Brewin admits that the exhibits themselves are less than spectacular. "Of course they are just detritus," she says, "but it's the stories that bring them to life. We're not saying that the the objects are great, but that they're great in the context of that person's life. It's lovely that something as small and seemingly insignificant as the pack of bubblegum can instigate so many memories."
Mostly, though, the themes are universal, such as the piece of coral that was washed up on the beach in Oman after a storm. "A woman brought it back to the UAE and her husband subsequently proposed on the same beach," says Brewin, "so it signifies their love story.
"I love that [it's universal]," she adds. "It wasn't necessarily the idea in the beginning because we didn't know what we were going to get. The idea is that we're weaving people's stories together to make a tapestry, and actually anyone can identify with it."
It is this same sense of universalism that they are hoping will encourage people to engage with museum culture here and redefine the role of such institutions in the community. "One of the things that has been misunderstood," she says, "is the idea of what a museum is. People think that everything in there needs to be super-important and super-old. But it doesn't."
Similarly, by opening up the content of the exhibition to the wider public, Brewin is bringing a sense of combined personal history and perspective to the collection.
"One of the problems with museological dialogue is that a certain truth is posited by a museum. So you say: 'OK, everything here in the African section is African.' And then you leave the museum thinking you've got a handle on what an African relic looks like. But it just so happens that you went to that particular museum and they curated 'Africa' in that particular way. It's that idea that there isn't just one story; there are many stories; and if you want to be part of telling that story, you take part in this project."
Merely getting people who wouldn't normally visit a gallery to either contribute or come to the exhibition would make the project a success, says Brewin. "The Jam Jar has a great history of doing community art events" she says, "and they have their regular attendees. But we've had lots of new people submit objects. And that means they're coming to the gallery space in Al Quoz, where most of the city's galleries are situated, for the first time."
The exhibition's week-long residence at the gallery is intentionally brief: "The idea is that history is changing all the time," says Brewin. "There are 100 objects; catch them while you can. Also, we were trying to get away from this idea of a museum whose contents are forever."
Equally, the sense of heritage traditionally equated with museums is deliberately absent here. "It's not about trying to dig up the past," she says. "For me, it's so exciting that each person has thought properly about what they would like to say about their experience."

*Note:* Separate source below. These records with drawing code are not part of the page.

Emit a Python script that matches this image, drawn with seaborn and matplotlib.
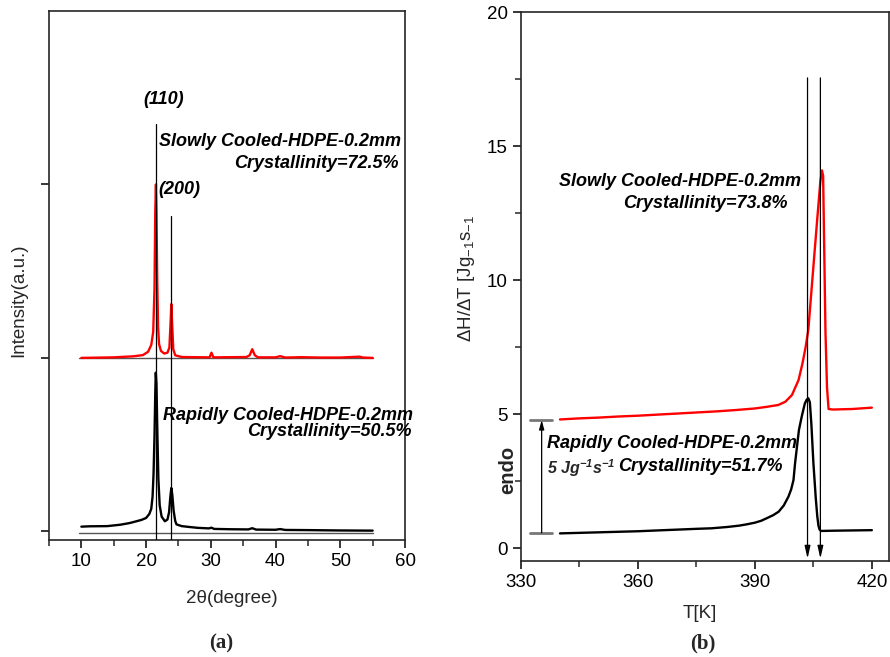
import matplotlib
matplotlib.use("Agg")
import matplotlib.pyplot as plt
import seaborn as sns
import pandas as pd

# ---------------- data: (a) XRD ----------------
xrd_rapid_x = [10, 11.3, 14, 16, 17.5, 18.5, 19.3, 20.0, 20.5, 20.8, 21.0, 21.15, 21.3, 21.42, 21.5, 21.6,
               21.75, 21.9, 22.1, 22.4, 22.9, 23.3, 23.55, 23.75, 23.9, 24.05, 24.25, 24.5, 24.7, 25.5,
               26.7, 28, 29.7, 30.1, 30.5, 33, 35.8, 36.4, 37.0, 40, 40.7, 41.5, 45, 50, 55]
xrd_rapid_y = [0.027, 0.029, 0.03, 0.038, 0.048, 0.058, 0.066, 0.077, 0.1, 0.13, 0.2, 0.33, 0.55, 0.8, 0.915, 0.85,
               0.55, 0.3, 0.15, 0.085, 0.058, 0.068, 0.11, 0.2, 0.25, 0.21, 0.12, 0.06, 0.04, 0.03,
               0.025, 0.02, 0.017, 0.021, 0.014, 0.012, 0.011, 0.018, 0.01, 0.009, 0.013, 0.008, 0.007, 0.005, 0.004]

xrd_slow_x = [10, 15, 18, 19.5, 20.3, 20.8, 21.1, 21.3, 21.42, 21.52, 21.6, 21.72, 21.85, 22.0, 22.3, 22.8,
              23.3, 23.6, 23.78, 23.9, 24.02, 24.2, 24.5, 25.5, 29.8, 30.1, 30.4, 35.5, 36.0, 36.4, 36.8,
              37.3, 40, 40.7, 41.5, 44, 47, 50, 53, 53.5, 55]
xrd_slow_y = [1.0, 1.003, 1.009, 1.016, 1.035, 1.075, 1.15, 1.4, 1.85, 2.0, 1.85, 1.45, 1.18, 1.08, 1.04, 1.025,
              1.03, 1.06, 1.2, 1.31, 1.2, 1.05, 1.015, 1.005, 1.003, 1.03, 1.003, 1.005, 1.015, 1.05, 1.015,
              1.003, 1.003, 1.01, 1.002, 1.004, 1.002, 1.002, 1.007, 1.002, 1.0]

xrd_peaks = [21.5, 23.85]          # (110), (200)
xrd_peak_tops = [2.35, 1.82]
xrd_baselines = [-0.01, 1.0]

# ---------------- data: (b) DSC ----------------
dsc_slow_T = [340, 345, 350, 355, 360, 365, 370, 375, 380, 385, 390, 393, 396, 397.8, 399.5, 401.2, 402.2,
              403.0, 403.7, 405, 406, 406.8, 407.2, 407.5, 407.8, 408.1, 408.5, 408.9, 410, 415, 420]
dsc_slow_y = [4.81, 4.85, 4.88, 4.92, 4.95, 4.99, 5.03, 5.07, 5.11, 5.16, 5.22, 5.28, 5.35, 5.47, 5.72, 6.28, 6.9,
              7.5, 8.15, 10.5, 12.3, 13.7, 14.1, 13.9, 11.0, 8.1, 6.0, 5.2, 5.18, 5.2, 5.25]

dsc_rapid_T = [340, 345, 350, 355, 360, 365, 370, 375, 378.9, 383, 386, 388, 390, 391.6, 393.1, 394.7, 396.1,
               397.4, 398.6, 399.3, 399.9, 400.3, 400.8, 401.3, 402.0, 402.8, 403.3, 403.7, 404.1, 404.5,
               405.0, 405.6, 406.0, 406.3, 406.6, 407.0, 410, 415, 420]
dsc_rapid_y = [0.56, 0.58, 0.6, 0.62, 0.64, 0.67, 0.7, 0.73, 0.75, 0.8, 0.85, 0.9, 0.96, 1.03, 1.13, 1.24, 1.37,
               1.6, 1.93, 2.2, 2.55, 3.17, 3.8, 4.42, 4.91, 5.4, 5.55, 5.6, 5.45, 4.6,
               3.2, 1.9, 1.2, 0.85, 0.7, 0.65, 0.66, 0.67, 0.68]

dsc_peaks = [403.5, 406.8]
endo_levels = [0.58, 4.79]

# ---------------- style ----------------
sns.set_theme(style="ticks")
plt.rcParams['font.family'] = ['Liberation Sans', 'DejaVu Sans']
plt.rcParams['mathtext.fontset'] = 'custom'
plt.rcParams['mathtext.rm'] = 'Liberation Sans'
plt.rcParams['mathtext.it'] = 'Liberation Sans:italic'
plt.rcParams['mathtext.bf'] = 'Liberation Sans:bold:italic'
plt.rcParams['axes.linewidth'] = 1.2
plt.rcParams['xtick.direction'] = 'out'
plt.rcParams['ytick.direction'] = 'out'

fig = plt.figure(figsize=(8.9, 6.57), dpi=100)
ax1 = fig.add_axes([49/890, 1-540/657, 356/890, 529/657])
ax2 = fig.add_axes([521/890, 1-561/657, 368/890, 549.3/657])

ann = dict(fontsize=13, fontweight='bold', fontstyle='italic', color='black')
TICK_FS = 13.5
LAB_FS = 13.5

# ---------- (a) ----------
df_r = pd.DataFrame({'x': xrd_rapid_x, 'y': xrd_rapid_y})
df_s = pd.DataFrame({'x': xrd_slow_x, 'y': xrd_slow_y})
for b in xrd_baselines:
    ax1.plot([9.7, 55], [b, b], color='#555555', lw=1.0, zorder=1)
sns.lineplot(data=df_r, x='x', y='y', ax=ax1, color='black', lw=1.7, estimator=None, sort=False, zorder=2)
sns.lineplot(data=df_s, x='x', y='y', ax=ax1, color='#ff0000', lw=1.7, estimator=None, sort=False, zorder=2)
for xp, top in zip(xrd_peaks, xrd_peak_tops):
    ax1.plot([xp, xp], [-0.05, top], color='black', lw=0.9, zorder=3)

ax1.set_xlim(5, 60)
ax1.set_ylim(-0.05, 3.0)
ax1.set_xticks([10, 20, 30, 40, 50, 60])
ax1.set_xticks([5, 15, 25, 35, 45, 55], minor=True)
ax1.set_yticks([0, 1, 2])
ax1.set_yticklabels([])
ax1.tick_params(axis='both', which='major', length=6, width=1.1, labelsize=TICK_FS, colors='black')
ax1.tick_params(axis='x', which='minor', length=4, width=1.1)
ax1.set_xlabel('2θ(degree)', fontsize=LAB_FS)
ax1.set_ylabel('Intensity(a.u.)', fontsize=LAB_FS)
ax1.xaxis.set_label_coords(0.513, -0.095)
ax1.yaxis.set_label_coords(-0.062, 0.454)

ax1.text(22.7, 2.49, '(110)', ha='center', va='center', **ann)
ax1.text(25.2, 1.97, '(200)', ha='center', va='center', **ann)
ax1.text(59.4, 2.25, 'Slowly Cooled-HDPE-0.2mm', ha='right', va='center', **ann)
ax1.text(59.0, 2.12, 'Crystallinity=72.5%', ha='right', va='center', **ann)
ax1.text(61.2, 0.67, 'Rapidly Cooled-HDPE-0.2mm', ha='right', va='center', **ann)
ax1.text(61.0, 0.576, 'Crystallinity=50.5%', ha='right', va='center', **ann)

# ---------- (b) ----------
df_ds = pd.DataFrame({'T': dsc_slow_T, 'y': dsc_slow_y})
df_dr = pd.DataFrame({'T': dsc_rapid_T, 'y': dsc_rapid_y})
sns.lineplot(data=df_ds, x='T', y='y', ax=ax2, color='#ff0000', lw=1.7, estimator=None, sort=False)
sns.lineplot(data=df_dr, x='T', y='y', ax=ax2, color='black', lw=1.7, estimator=None, sort=False)

for xp in dsc_peaks:
    ax2.annotate('', xy=(xp, -0.38), xytext=(xp, 17.55),
                 arrowprops=dict(arrowstyle='-|>,head_length=0.75,head_width=0.17', color='black',
                                 lw=0.9, shrinkA=0, shrinkB=0, mutation_scale=10))
ax2.annotate('', xy=(335.3, endo_levels[1]), xytext=(335.3, endo_levels[0]),
             arrowprops=dict(arrowstyle='-|>,head_length=0.55,head_width=0.15', color='black',
                             lw=0.9, shrinkA=0, shrinkB=0, mutation_scale=10))
for lv in endo_levels:
    ax2.plot([332.3, 337.9], [lv, lv], color='#777777', lw=2.0)

ax2.set_xlim(330, 424.4)
ax2.set_ylim(-0.47, 20.02)
ax2.set_xticks([330, 360, 390, 420])
ax2.set_xticks([345, 375, 405], minor=True)
ax2.set_yticks([0, 5, 10, 15, 20])
ax2.set_yticks([2.5, 7.5, 12.5, 17.5], minor=True)
ax2.tick_params(axis='both', which='major', length=6, width=1.1, labelsize=TICK_FS, colors='black')
ax2.tick_params(axis='both', which='minor', length=4, width=1.1)
ax2.set_xlabel('T[K]', fontsize=LAB_FS)
ax2.set_ylabel(r'ΔH/ΔT [Jg$_{\mathregular{-1}}$s$_{\mathregular{-1}}$', fontsize=LAB_FS)
ax2.xaxis.set_label_coords(0.485, -0.08)
ax2.yaxis.set_label_coords(-0.12, 0.515)

ax2.text(401.85, 13.68, 'Slowly Cooled-HDPE-0.2mm', ha='right', va='center', **ann)
ax2.text(398.3, 12.85, 'Crystallinity=73.8%', ha='right', va='center', **ann)
ax2.text(336.6, 3.92, 'Rapidly Cooled-HDPE-0.2mm', ha='left', va='center', **ann)
ax2.text(336.6, 3.0, r'$\mathbf{5\ Jg^{-1}s^{-1}}$', ha='left', va='center', fontsize=11.5)
ax2.text(355.0, 3.05, 'Crystallinity=51.7%', ha='left', va='center', **ann)

fig.text(508/890, 1-470/657, 'endo', rotation=90, ha='center', va='center',
         fontsize=14.5, fontweight='bold')
fig.text(220.7/890, 1-643/657, '(a)', ha='center', va='center', fontsize=15,
         fontweight='bold', fontfamily=['Liberation Serif', 'DejaVu Serif'])
fig.text(702.7/890, 1-643/657, '(b)', ha='center', va='center', fontsize=15,
         fontweight='bold', fontfamily=['Liberation Serif', 'DejaVu Serif'])

fig.savefig('out.png', dpi=100)
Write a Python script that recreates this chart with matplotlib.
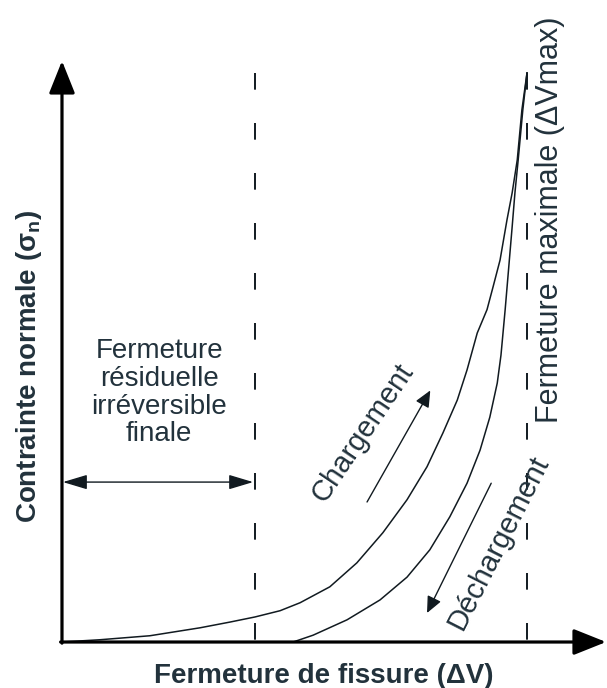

As a way of building on the exhibition's universal theme, there are tentative plans to do a capsule collection of the objects which will then travel in between exhibitions (they are hoping to make Muqtanayati an annual event) and even be swapped with that of another city. "Somewhere like Berlin," says Brewin, "which has a huge Turkish population. If you speak to people who work in the arts and culture there, they are trying to get different parts of the community inside their galleries; the same thing we're talking about here. So it would be great to swap something from here and say: 'Look, we're not so different after all.' I think that would make a really lovely conversation."
Muqtanayati: One Hundred Treasures will be at The Jam Jar, Al Quoz, Dubai, until Thursday 21 October. www.thejamjardubai.com.